--- Begin DATA LINES ---
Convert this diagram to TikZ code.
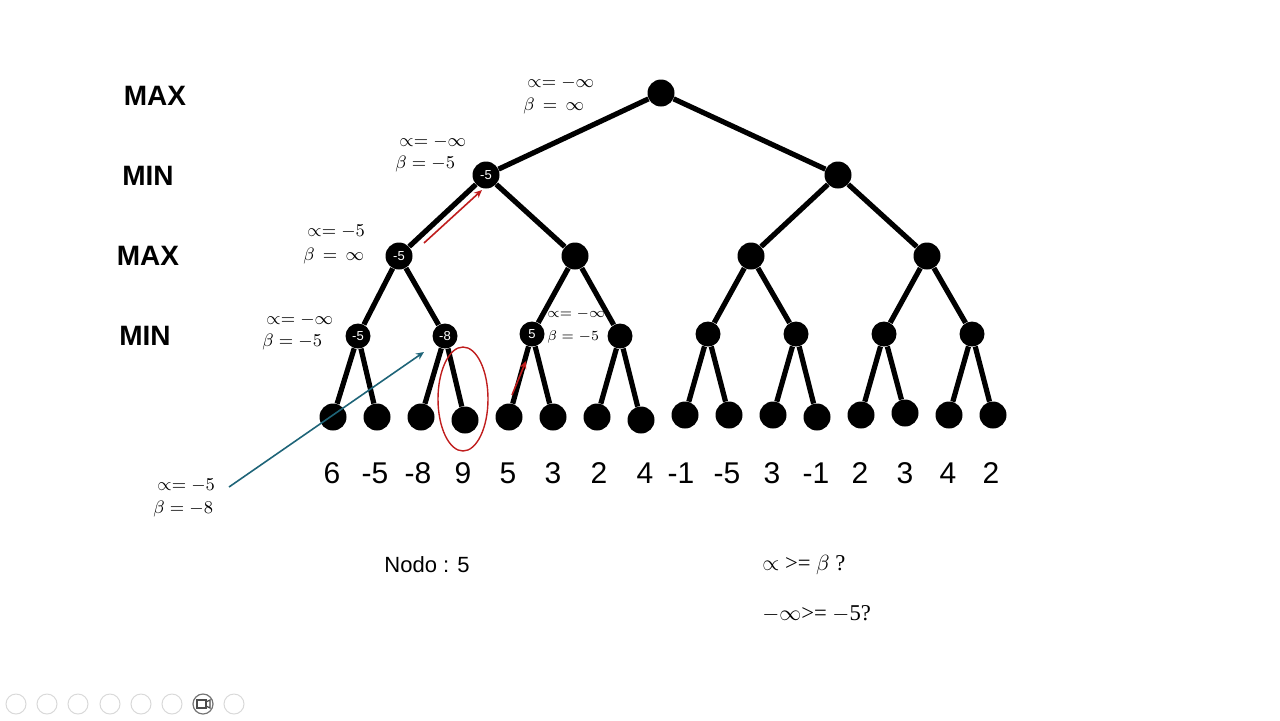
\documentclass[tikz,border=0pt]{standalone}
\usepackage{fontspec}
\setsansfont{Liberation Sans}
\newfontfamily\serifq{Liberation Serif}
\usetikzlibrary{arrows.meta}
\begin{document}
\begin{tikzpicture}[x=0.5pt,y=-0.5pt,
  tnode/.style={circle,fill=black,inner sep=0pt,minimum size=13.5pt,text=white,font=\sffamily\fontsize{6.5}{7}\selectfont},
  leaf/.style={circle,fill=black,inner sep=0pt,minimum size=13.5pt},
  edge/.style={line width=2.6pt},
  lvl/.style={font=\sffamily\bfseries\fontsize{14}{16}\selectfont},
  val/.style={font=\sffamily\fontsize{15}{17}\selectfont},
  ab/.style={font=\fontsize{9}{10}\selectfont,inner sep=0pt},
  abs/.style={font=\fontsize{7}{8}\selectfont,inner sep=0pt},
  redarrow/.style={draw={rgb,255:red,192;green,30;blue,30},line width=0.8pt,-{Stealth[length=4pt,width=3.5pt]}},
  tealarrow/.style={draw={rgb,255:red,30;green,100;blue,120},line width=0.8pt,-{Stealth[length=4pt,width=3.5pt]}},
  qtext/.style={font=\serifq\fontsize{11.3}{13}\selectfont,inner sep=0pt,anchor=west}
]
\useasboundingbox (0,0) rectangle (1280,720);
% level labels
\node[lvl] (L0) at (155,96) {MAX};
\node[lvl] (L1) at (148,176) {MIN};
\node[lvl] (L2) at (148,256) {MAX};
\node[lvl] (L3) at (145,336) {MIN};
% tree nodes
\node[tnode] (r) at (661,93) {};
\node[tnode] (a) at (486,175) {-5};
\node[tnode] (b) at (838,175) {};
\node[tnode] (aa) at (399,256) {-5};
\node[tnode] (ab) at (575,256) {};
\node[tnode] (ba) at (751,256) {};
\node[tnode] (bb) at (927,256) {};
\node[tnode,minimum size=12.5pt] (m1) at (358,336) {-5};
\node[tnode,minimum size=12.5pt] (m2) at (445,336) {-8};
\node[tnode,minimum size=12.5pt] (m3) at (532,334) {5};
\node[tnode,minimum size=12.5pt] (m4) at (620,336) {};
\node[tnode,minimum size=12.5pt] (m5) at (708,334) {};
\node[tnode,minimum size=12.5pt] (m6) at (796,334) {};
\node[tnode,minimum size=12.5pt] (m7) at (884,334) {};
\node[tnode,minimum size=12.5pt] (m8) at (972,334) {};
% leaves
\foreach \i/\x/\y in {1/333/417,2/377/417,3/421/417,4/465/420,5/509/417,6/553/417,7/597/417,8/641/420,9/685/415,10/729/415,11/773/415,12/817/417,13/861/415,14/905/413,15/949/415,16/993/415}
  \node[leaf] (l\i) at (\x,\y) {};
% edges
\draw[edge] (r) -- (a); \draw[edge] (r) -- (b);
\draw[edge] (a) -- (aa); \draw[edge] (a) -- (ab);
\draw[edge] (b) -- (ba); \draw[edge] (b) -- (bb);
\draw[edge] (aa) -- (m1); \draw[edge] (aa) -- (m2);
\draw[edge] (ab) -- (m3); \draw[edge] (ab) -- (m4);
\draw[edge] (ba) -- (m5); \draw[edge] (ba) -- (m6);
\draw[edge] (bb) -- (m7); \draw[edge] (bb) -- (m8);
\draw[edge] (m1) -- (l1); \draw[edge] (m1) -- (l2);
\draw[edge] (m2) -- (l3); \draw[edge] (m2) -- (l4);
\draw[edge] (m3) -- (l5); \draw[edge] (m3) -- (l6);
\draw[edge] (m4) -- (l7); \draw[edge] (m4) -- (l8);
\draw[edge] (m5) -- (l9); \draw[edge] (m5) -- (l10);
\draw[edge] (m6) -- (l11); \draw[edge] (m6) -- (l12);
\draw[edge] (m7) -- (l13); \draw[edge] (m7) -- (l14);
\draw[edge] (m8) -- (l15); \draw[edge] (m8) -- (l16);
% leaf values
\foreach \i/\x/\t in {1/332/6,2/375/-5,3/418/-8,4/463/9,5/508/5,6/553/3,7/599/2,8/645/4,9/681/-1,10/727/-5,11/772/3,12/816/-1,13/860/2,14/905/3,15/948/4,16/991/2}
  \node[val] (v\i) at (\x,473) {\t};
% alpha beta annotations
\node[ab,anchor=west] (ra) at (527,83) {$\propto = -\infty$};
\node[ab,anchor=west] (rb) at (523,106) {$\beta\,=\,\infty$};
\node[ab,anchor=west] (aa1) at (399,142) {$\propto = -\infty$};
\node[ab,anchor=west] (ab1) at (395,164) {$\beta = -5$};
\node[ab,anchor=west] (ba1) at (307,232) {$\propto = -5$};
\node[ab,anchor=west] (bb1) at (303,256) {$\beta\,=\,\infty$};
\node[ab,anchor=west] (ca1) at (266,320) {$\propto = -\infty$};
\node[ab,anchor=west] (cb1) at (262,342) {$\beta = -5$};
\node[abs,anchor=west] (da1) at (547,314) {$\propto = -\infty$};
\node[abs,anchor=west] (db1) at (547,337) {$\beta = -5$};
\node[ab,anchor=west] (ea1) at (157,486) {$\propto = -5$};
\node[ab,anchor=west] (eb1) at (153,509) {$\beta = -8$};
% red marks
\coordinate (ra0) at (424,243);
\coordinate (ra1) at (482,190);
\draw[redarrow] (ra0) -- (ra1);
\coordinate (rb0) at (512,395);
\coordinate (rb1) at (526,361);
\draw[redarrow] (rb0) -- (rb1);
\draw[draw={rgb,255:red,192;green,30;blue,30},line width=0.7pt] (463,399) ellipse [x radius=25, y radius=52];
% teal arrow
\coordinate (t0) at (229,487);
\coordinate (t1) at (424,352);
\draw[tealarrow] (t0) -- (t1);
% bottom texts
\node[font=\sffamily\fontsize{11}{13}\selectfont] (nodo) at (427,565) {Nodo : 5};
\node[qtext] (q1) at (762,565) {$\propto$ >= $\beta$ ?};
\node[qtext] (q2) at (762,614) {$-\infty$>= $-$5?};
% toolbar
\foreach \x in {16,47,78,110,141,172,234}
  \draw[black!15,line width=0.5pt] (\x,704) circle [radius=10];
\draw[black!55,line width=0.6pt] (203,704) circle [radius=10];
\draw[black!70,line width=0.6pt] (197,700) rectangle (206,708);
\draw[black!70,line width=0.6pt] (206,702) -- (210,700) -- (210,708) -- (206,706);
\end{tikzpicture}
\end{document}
--- End DATA LINES ---
Using the data above, print every line exactly, omitting pictures.

> **REPLY**:
Convert this diagram to TikZ code.
\documentclass[tikz,border=0pt]{standalone}
\usepackage{fontspec}
\setsansfont{Liberation Sans}
\newfontfamily\serifq{Liberation Serif}
\usetikzlibrary{arrows.meta}
\begin{document}
\begin{tikzpicture}[x=0.5pt,y=-0.5pt,
  tnode/.style={circle,fill=black,inner sep=0pt,minimum size=13.5pt,text=white,font=\sffamily\fontsize{6.5}{7}\selectfont},
  leaf/.style={circle,fill=black,inner sep=0pt,minimum size=13.5pt},
  edge/.style={line width=2.6pt},
  lvl/.style={font=\sffamily\bfseries\fontsize{14}{16}\selectfont},
  val/.style={font=\sffamily\fontsize{15}{17}\selectfont},
  ab/.style={font=\fontsize{9}{10}\selectfont,inner sep=0pt},
  abs/.style={font=\fontsize{7}{8}\selectfont,inner sep=0pt},
  redarrow/.style={draw={rgb,255:red,192;green,30;blue,30},line width=0.8pt,-{Stealth[length=4pt,width=3.5pt]}},
  tealarrow/.style={draw={rgb,255:red,30;green,100;blue,120},line width=0.8pt,-{Stealth[length=4pt,width=3.5pt]}},
  qtext/.style={font=\serifq\fontsize{11.3}{13}\selectfont,inner sep=0pt,anchor=west}
]
\useasboundingbox (0,0) rectangle (1280,720);
% level labels
\node[lvl] (L0) at (155,96) {MAX};
\node[lvl] (L1) at (148,176) {MIN};
\node[lvl] (L2) at (148,256) {MAX};
\node[lvl] (L3) at (145,336) {MIN};
% tree nodes
\node[tnode] (r) at (661,93) {};
\node[tnode] (a) at (486,175) {-5};
\node[tnode] (b) at (838,175) {};
\node[tnode] (aa) at (399,256) {-5};
\node[tnode] (ab) at (575,256) {};
\node[tnode] (ba) at (751,256) {};
\node[tnode] (bb) at (927,256) {};
\node[tnode,minimum size=12.5pt] (m1) at (358,336) {-5};
\node[tnode,minimum size=12.5pt] (m2) at (445,336) {-8};
\node[tnode,minimum size=12.5pt] (m3) at (532,334) {5};
\node[tnode,minimum size=12.5pt] (m4) at (620,336) {};
\node[tnode,minimum size=12.5pt] (m5) at (708,334) {};
\node[tnode,minimum size=12.5pt] (m6) at (796,334) {};
\node[tnode,minimum size=12.5pt] (m7) at (884,334) {};
\node[tnode,minimum size=12.5pt] (m8) at (972,334) {};
% leaves
\foreach \i/\x/\y in {1/333/417,2/377/417,3/421/417,4/465/420,5/509/417,6/553/417,7/597/417,8/641/420,9/685/415,10/729/415,11/773/415,12/817/417,13/861/415,14/905/413,15/949/415,16/993/415}
  \node[leaf] (l\i) at (\x,\y) {};
% edges
\draw[edge] (r) -- (a); \draw[edge] (r) -- (b);
\draw[edge] (a) -- (aa); \draw[edge] (a) -- (ab);
\draw[edge] (b) -- (ba); \draw[edge] (b) -- (bb);
\draw[edge] (aa) -- (m1); \draw[edge] (aa) -- (m2);
\draw[edge] (ab) -- (m3); \draw[edge] (ab) -- (m4);
\draw[edge] (ba) -- (m5); \draw[edge] (ba) -- (m6);
\draw[edge] (bb) -- (m7); \draw[edge] (bb) -- (m8);
\draw[edge] (m1) -- (l1); \draw[edge] (m1) -- (l2);
\draw[edge] (m2) -- (l3); \draw[edge] (m2) -- (l4);
\draw[edge] (m3) -- (l5); \draw[edge] (m3) -- (l6);
\draw[edge] (m4) -- (l7); \draw[edge] (m4) -- (l8);
\draw[edge] (m5) -- (l9); \draw[edge] (m5) -- (l10);
\draw[edge] (m6) -- (l11); \draw[edge] (m6) -- (l12);
\draw[edge] (m7) -- (l13); \draw[edge] (m7) -- (l14);
\draw[edge] (m8) -- (l15); \draw[edge] (m8) -- (l16);
% leaf values
\foreach \i/\x/\t in {1/332/6,2/375/-5,3/418/-8,4/463/9,5/508/5,6/553/3,7/599/2,8/645/4,9/681/-1,10/727/-5,11/772/3,12/816/-1,13/860/2,14/905/3,15/948/4,16/991/2}
  \node[val] (v\i) at (\x,473) {\t};
% alpha beta annotations
\node[ab,anchor=west] (ra) at (527,83) {$\propto = -\infty$};
\node[ab,anchor=west] (rb) at (523,106) {$\beta\,=\,\infty$};
\node[ab,anchor=west] (aa1) at (399,142) {$\propto = -\infty$};
\node[ab,anchor=west] (ab1) at (395,164) {$\beta = -5$};
\node[ab,anchor=west] (ba1) at (307,232) {$\propto = -5$};
\node[ab,anchor=west] (bb1) at (303,256) {$\beta\,=\,\infty$};
\node[ab,anchor=west] (ca1) at (266,320) {$\propto = -\infty$};
\node[ab,anchor=west] (cb1) at (262,342) {$\beta = -5$};
\node[abs,anchor=west] (da1) at (547,314) {$\propto = -\infty$};
\node[abs,anchor=west] (db1) at (547,337) {$\beta = -5$};
\node[ab,anchor=west] (ea1) at (157,486) {$\propto = -5$};
\node[ab,anchor=west] (eb1) at (153,509) {$\beta = -8$};
% red marks
\coordinate (ra0) at (424,243);
\coordinate (ra1) at (482,190);
\draw[redarrow] (ra0) -- (ra1);
\coordinate (rb0) at (512,395);
\coordinate (rb1) at (526,361);
\draw[redarrow] (rb0) -- (rb1);
\draw[draw={rgb,255:red,192;green,30;blue,30},line width=0.7pt] (463,399) ellipse [x radius=25, y radius=52];
% teal arrow
\coordinate (t0) at (229,487);
\coordinate (t1) at (424,352);
\draw[tealarrow] (t0) -- (t1);
% bottom texts
\node[font=\sffamily\fontsize{11}{13}\selectfont] (nodo) at (427,565) {Nodo : 5};
\node[qtext] (q1) at (762,565) {$\propto$ >= $\beta$ ?};
\node[qtext] (q2) at (762,614) {$-\infty$>= $-$5?};
% toolbar
\foreach \x in {16,47,78,110,141,172,234}
  \draw[black!15,line width=0.5pt] (\x,704) circle [radius=10];
\draw[black!55,line width=0.6pt] (203,704) circle [radius=10];
\draw[black!70,line width=0.6pt] (197,700) rectangle (206,708);
\draw[black!70,line width=0.6pt] (206,702) -- (210,700) -- (210,708) -- (206,706);
\end{tikzpicture}
\end{document}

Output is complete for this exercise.